#### [GIVEN INSTRUCTION]
Extract only the first line of the listing and every line after it up to and including the one with "const years = d3.range(1991, 2031);". Omit the pictures.

* BEGIN *

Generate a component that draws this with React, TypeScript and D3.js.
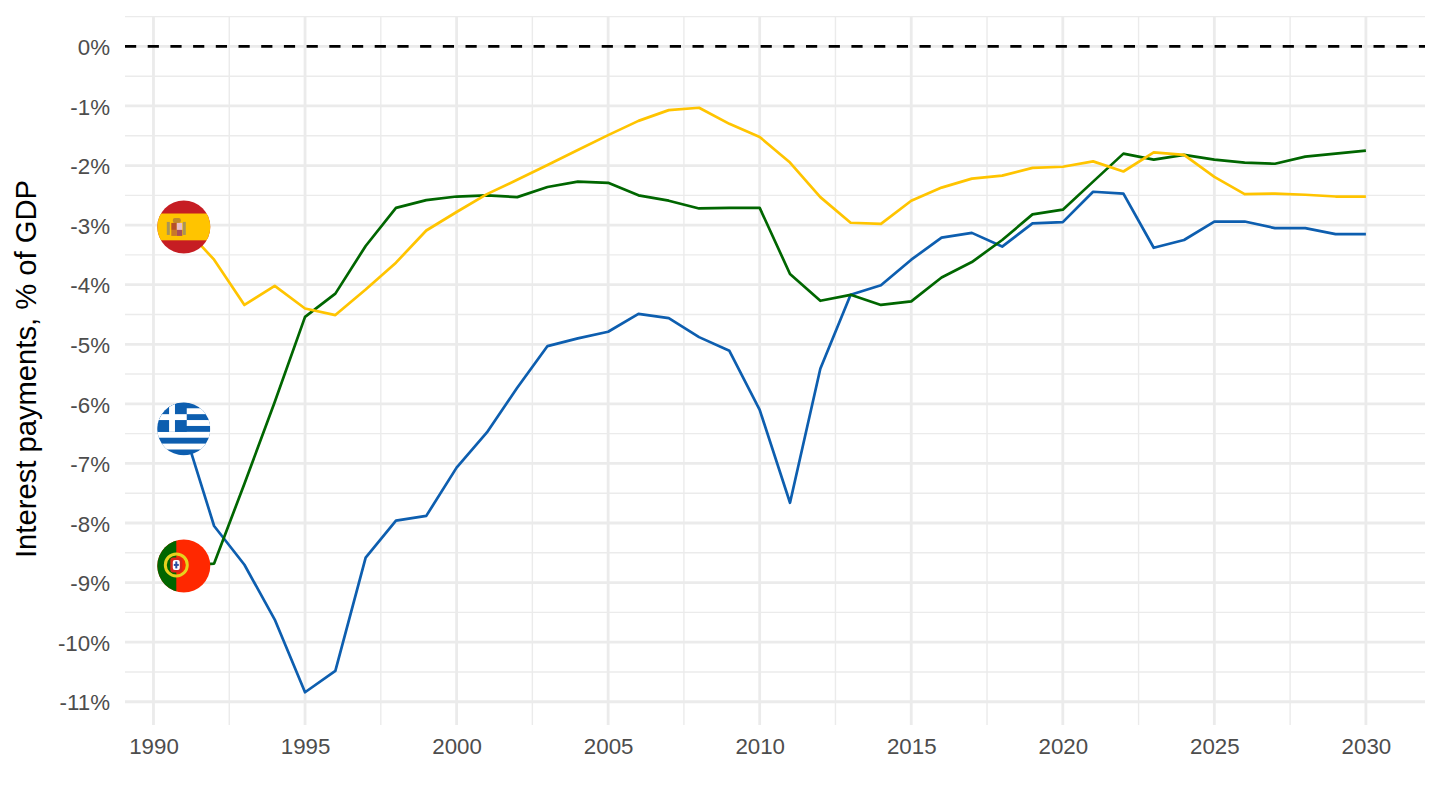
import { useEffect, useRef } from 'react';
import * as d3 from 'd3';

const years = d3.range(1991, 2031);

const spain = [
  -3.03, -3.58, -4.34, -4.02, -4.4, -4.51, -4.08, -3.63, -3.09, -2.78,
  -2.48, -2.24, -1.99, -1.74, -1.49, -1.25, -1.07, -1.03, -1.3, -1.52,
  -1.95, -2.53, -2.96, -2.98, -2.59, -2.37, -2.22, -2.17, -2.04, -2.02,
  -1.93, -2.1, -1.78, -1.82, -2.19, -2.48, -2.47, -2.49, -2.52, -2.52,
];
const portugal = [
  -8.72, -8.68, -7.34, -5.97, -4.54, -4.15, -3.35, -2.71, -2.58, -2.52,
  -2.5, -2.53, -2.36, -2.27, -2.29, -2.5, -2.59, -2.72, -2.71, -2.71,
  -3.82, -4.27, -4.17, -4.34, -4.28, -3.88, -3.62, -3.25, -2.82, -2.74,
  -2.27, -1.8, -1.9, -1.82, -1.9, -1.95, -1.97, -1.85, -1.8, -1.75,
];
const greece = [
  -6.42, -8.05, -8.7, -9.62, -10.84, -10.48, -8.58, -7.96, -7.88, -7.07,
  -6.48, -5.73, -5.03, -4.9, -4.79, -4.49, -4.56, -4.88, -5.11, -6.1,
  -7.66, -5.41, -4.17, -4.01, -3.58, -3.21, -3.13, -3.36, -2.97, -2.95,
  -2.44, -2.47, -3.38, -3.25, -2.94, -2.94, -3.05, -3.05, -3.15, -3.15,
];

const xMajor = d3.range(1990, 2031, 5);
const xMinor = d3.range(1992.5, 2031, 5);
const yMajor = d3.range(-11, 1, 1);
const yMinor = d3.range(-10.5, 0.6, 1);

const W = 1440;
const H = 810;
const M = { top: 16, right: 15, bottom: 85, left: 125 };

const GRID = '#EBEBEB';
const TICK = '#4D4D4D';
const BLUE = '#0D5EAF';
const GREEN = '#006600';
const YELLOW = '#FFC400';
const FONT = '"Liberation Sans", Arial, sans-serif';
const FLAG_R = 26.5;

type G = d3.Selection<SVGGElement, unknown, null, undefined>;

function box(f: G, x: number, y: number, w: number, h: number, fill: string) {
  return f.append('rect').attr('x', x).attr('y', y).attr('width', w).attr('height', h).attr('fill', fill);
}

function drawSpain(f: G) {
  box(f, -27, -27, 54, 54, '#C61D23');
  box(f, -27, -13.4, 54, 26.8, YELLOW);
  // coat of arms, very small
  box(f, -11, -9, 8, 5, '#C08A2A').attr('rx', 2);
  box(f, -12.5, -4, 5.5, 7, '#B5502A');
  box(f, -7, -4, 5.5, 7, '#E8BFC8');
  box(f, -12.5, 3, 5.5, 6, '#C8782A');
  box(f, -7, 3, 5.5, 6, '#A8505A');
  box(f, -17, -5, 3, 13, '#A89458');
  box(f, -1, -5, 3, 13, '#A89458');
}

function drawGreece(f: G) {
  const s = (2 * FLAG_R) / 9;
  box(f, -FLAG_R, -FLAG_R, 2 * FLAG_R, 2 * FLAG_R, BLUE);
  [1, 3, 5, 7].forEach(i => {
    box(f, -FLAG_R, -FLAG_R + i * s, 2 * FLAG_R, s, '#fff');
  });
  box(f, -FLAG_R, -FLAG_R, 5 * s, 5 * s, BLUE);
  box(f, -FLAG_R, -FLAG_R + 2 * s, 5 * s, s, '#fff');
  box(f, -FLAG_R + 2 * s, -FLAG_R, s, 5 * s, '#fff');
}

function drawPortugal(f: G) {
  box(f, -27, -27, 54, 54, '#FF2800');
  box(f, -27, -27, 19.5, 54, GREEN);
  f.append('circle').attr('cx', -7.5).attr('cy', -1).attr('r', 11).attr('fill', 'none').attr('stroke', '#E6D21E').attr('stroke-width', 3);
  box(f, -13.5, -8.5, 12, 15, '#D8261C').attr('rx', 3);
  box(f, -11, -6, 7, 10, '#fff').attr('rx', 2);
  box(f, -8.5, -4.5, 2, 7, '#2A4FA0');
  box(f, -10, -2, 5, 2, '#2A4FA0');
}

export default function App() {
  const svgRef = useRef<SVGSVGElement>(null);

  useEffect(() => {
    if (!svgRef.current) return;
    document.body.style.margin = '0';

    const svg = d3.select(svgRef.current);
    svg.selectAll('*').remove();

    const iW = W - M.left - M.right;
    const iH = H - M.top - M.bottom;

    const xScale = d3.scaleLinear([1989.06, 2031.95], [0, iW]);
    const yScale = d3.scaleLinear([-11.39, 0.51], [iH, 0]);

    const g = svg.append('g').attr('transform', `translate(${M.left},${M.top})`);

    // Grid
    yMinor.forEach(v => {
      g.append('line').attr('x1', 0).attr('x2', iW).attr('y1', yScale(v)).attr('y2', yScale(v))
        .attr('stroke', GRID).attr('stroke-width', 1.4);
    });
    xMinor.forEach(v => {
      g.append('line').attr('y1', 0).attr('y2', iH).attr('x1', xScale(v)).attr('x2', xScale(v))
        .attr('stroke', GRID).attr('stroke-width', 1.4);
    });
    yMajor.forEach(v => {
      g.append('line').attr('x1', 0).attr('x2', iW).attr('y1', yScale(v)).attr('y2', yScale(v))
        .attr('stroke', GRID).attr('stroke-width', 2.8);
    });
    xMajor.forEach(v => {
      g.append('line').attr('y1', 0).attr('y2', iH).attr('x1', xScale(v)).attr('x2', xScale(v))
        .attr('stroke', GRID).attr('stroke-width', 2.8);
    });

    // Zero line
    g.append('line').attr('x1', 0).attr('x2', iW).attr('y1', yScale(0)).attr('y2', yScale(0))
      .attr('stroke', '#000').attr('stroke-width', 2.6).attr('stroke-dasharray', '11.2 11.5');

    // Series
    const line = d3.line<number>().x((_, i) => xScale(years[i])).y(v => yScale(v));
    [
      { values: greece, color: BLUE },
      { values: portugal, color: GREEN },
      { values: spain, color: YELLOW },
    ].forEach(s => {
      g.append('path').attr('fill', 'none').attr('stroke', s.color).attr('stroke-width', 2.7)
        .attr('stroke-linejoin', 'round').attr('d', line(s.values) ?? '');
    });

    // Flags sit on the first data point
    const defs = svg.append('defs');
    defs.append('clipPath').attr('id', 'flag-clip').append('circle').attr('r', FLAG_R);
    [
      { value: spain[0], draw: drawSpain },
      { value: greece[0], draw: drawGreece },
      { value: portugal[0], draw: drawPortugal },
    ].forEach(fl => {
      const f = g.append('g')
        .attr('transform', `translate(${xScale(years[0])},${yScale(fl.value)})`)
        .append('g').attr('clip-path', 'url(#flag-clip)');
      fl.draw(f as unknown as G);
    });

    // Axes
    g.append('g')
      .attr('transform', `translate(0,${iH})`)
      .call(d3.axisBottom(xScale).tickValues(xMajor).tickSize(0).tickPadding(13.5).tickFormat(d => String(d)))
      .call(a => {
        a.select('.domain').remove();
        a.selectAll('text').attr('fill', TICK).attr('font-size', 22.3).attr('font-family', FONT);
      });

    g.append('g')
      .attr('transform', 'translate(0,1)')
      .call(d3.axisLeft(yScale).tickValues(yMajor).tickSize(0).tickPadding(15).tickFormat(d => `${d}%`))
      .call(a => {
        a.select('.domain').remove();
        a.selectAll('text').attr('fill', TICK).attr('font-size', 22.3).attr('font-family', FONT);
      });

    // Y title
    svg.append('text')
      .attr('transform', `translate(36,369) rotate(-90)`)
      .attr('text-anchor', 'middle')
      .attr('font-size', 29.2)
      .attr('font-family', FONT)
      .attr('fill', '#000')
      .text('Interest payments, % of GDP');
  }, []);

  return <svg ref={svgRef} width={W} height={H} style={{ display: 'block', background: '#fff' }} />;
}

* END *

#### [RESPONSE TO THE EXERCISE]
Generate a component that draws this with React, TypeScript and D3.js.
import { useEffect, useRef } from 'react';
import * as d3 from 'd3';

const years = d3.range(1991, 2031);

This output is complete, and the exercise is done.